PROBLEM TO WORK ON ->
Return only the lines from the top of the material through the line marked by "fig = go.Figure()", unaltered.

— Begin SOURCE EXCERPT —

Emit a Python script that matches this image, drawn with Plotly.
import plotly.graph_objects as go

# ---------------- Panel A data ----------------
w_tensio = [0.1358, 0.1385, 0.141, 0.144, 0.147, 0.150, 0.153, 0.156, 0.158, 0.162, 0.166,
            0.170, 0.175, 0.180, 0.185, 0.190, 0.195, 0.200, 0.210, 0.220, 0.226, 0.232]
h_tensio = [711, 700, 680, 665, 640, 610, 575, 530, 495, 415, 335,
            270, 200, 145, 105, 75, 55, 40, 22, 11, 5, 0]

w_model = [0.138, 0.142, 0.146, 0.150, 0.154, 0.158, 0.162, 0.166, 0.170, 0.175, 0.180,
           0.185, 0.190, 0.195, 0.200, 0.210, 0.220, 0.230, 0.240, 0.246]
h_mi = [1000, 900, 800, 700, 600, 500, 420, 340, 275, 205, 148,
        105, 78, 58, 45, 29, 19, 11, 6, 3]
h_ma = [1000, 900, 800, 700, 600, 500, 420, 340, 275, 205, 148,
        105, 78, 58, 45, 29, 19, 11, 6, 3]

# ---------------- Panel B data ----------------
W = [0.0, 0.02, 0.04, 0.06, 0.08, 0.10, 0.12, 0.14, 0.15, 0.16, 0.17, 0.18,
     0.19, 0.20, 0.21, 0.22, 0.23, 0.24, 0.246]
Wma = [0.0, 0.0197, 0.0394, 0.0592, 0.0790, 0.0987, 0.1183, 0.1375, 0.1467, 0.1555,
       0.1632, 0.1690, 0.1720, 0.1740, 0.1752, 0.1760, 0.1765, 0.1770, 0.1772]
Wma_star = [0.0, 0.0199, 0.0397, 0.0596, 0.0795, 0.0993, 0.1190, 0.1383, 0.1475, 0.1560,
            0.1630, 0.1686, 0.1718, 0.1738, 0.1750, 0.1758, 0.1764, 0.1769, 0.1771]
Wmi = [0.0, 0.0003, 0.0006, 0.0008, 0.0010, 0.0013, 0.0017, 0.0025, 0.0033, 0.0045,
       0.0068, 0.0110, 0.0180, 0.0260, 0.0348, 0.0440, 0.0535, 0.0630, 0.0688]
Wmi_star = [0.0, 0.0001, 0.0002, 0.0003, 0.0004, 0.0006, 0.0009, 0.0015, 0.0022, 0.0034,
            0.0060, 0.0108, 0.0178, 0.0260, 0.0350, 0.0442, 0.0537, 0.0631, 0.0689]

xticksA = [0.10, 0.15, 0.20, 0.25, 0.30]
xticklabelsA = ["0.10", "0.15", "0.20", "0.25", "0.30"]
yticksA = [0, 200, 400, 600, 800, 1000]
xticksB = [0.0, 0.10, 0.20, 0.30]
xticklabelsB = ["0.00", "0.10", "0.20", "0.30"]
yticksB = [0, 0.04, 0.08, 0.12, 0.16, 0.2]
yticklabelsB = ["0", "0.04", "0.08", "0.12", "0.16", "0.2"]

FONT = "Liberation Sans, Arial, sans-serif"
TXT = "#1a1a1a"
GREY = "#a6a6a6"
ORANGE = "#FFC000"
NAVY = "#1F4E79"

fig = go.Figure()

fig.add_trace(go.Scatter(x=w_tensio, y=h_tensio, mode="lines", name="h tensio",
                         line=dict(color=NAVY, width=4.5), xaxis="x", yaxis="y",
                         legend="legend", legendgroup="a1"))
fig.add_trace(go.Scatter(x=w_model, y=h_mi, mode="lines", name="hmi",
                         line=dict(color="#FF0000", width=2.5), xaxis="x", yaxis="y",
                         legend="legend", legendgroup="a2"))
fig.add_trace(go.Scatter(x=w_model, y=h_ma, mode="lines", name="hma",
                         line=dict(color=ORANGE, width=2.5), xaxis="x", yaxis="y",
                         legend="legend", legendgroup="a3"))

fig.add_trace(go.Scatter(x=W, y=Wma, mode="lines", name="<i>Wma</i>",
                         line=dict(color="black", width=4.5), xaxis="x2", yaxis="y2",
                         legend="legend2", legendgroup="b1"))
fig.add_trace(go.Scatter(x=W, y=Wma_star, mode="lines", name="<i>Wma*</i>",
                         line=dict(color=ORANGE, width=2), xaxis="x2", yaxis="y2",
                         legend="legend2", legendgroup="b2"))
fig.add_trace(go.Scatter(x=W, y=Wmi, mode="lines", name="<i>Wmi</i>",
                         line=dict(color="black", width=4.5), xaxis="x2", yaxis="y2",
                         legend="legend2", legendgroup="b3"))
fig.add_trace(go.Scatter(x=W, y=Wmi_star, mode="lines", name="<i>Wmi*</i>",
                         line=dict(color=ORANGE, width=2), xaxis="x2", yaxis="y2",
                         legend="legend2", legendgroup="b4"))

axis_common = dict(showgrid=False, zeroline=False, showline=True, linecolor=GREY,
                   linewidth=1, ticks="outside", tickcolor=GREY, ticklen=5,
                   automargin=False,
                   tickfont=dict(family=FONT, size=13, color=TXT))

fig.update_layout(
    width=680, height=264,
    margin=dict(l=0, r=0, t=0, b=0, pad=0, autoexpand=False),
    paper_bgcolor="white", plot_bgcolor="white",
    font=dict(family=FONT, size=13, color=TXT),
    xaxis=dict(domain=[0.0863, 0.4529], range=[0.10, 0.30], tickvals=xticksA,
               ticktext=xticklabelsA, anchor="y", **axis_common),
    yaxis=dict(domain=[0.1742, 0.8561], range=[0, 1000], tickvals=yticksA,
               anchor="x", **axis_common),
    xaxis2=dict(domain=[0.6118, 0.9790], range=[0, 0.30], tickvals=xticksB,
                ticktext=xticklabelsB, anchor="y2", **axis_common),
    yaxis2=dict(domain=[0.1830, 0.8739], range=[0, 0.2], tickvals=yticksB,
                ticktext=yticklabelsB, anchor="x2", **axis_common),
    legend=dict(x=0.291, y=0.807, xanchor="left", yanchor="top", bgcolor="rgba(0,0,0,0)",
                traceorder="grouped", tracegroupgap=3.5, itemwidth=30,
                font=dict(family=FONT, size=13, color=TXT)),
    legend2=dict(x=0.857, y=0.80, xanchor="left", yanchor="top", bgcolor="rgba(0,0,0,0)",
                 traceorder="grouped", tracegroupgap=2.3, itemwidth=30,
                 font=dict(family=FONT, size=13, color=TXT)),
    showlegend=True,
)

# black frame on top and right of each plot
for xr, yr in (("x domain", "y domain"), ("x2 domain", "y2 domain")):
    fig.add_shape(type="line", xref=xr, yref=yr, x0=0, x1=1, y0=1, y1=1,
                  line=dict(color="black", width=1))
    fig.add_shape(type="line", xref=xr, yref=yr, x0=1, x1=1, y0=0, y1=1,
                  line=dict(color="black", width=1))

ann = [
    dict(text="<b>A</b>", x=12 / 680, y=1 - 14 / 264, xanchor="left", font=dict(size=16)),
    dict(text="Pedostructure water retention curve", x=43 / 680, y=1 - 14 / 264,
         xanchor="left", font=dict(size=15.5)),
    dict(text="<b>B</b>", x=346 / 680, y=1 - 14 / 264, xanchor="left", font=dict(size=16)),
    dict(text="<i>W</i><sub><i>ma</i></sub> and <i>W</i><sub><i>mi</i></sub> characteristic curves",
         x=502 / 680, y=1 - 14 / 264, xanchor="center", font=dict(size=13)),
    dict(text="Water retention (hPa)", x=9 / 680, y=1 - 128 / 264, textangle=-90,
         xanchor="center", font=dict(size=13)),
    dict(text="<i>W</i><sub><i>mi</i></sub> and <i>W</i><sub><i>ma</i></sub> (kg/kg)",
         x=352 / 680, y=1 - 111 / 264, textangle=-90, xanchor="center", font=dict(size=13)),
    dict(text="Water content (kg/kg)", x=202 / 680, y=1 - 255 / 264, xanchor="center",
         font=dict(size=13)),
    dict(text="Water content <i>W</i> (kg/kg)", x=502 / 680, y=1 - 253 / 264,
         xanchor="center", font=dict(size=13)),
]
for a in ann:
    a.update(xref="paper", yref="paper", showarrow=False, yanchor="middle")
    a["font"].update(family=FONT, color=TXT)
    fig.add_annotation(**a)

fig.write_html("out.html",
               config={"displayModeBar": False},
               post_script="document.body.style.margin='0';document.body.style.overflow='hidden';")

— End SOURCE EXCERPT —

RESULT OF THE TASK ->
Emit a Python script that matches this image, drawn with Plotly.
import plotly.graph_objects as go

# ---------------- Panel A data ----------------
w_tensio = [0.1358, 0.1385, 0.141, 0.144, 0.147, 0.150, 0.153, 0.156, 0.158, 0.162, 0.166,
            0.170, 0.175, 0.180, 0.185, 0.190, 0.195, 0.200, 0.210, 0.220, 0.226, 0.232]
h_tensio = [711, 700, 680, 665, 640, 610, 575, 530, 495, 415, 335,
            270, 200, 145, 105, 75, 55, 40, 22, 11, 5, 0]

w_model = [0.138, 0.142, 0.146, 0.150, 0.154, 0.158, 0.162, 0.166, 0.170, 0.175, 0.180,
           0.185, 0.190, 0.195, 0.200, 0.210, 0.220, 0.230, 0.240, 0.246]
h_mi = [1000, 900, 800, 700, 600, 500, 420, 340, 275, 205, 148,
        105, 78, 58, 45, 29, 19, 11, 6, 3]
h_ma = [1000, 900, 800, 700, 600, 500, 420, 340, 275, 205, 148,
        105, 78, 58, 45, 29, 19, 11, 6, 3]

# ---------------- Panel B data ----------------
W = [0.0, 0.02, 0.04, 0.06, 0.08, 0.10, 0.12, 0.14, 0.15, 0.16, 0.17, 0.18,
     0.19, 0.20, 0.21, 0.22, 0.23, 0.24, 0.246]
Wma = [0.0, 0.0197, 0.0394, 0.0592, 0.0790, 0.0987, 0.1183, 0.1375, 0.1467, 0.1555,
       0.1632, 0.1690, 0.1720, 0.1740, 0.1752, 0.1760, 0.1765, 0.1770, 0.1772]
Wma_star = [0.0, 0.0199, 0.0397, 0.0596, 0.0795, 0.0993, 0.1190, 0.1383, 0.1475, 0.1560,
            0.1630, 0.1686, 0.1718, 0.1738, 0.1750, 0.1758, 0.1764, 0.1769, 0.1771]
Wmi = [0.0, 0.0003, 0.0006, 0.0008, 0.0010, 0.0013, 0.0017, 0.0025, 0.0033, 0.0045,
       0.0068, 0.0110, 0.0180, 0.0260, 0.0348, 0.0440, 0.0535, 0.0630, 0.0688]
Wmi_star = [0.0, 0.0001, 0.0002, 0.0003, 0.0004, 0.0006, 0.0009, 0.0015, 0.0022, 0.0034,
            0.0060, 0.0108, 0.0178, 0.0260, 0.0350, 0.0442, 0.0537, 0.0631, 0.0689]

xticksA = [0.10, 0.15, 0.20, 0.25, 0.30]
xticklabelsA = ["0.10", "0.15", "0.20", "0.25", "0.30"]
yticksA = [0, 200, 400, 600, 800, 1000]
xticksB = [0.0, 0.10, 0.20, 0.30]
xticklabelsB = ["0.00", "0.10", "0.20", "0.30"]
yticksB = [0, 0.04, 0.08, 0.12, 0.16, 0.2]
yticklabelsB = ["0", "0.04", "0.08", "0.12", "0.16", "0.2"]

FONT = "Liberation Sans, Arial, sans-serif"
TXT = "#1a1a1a"
GREY = "#a6a6a6"
ORANGE = "#FFC000"
NAVY = "#1F4E79"

fig = go.Figure()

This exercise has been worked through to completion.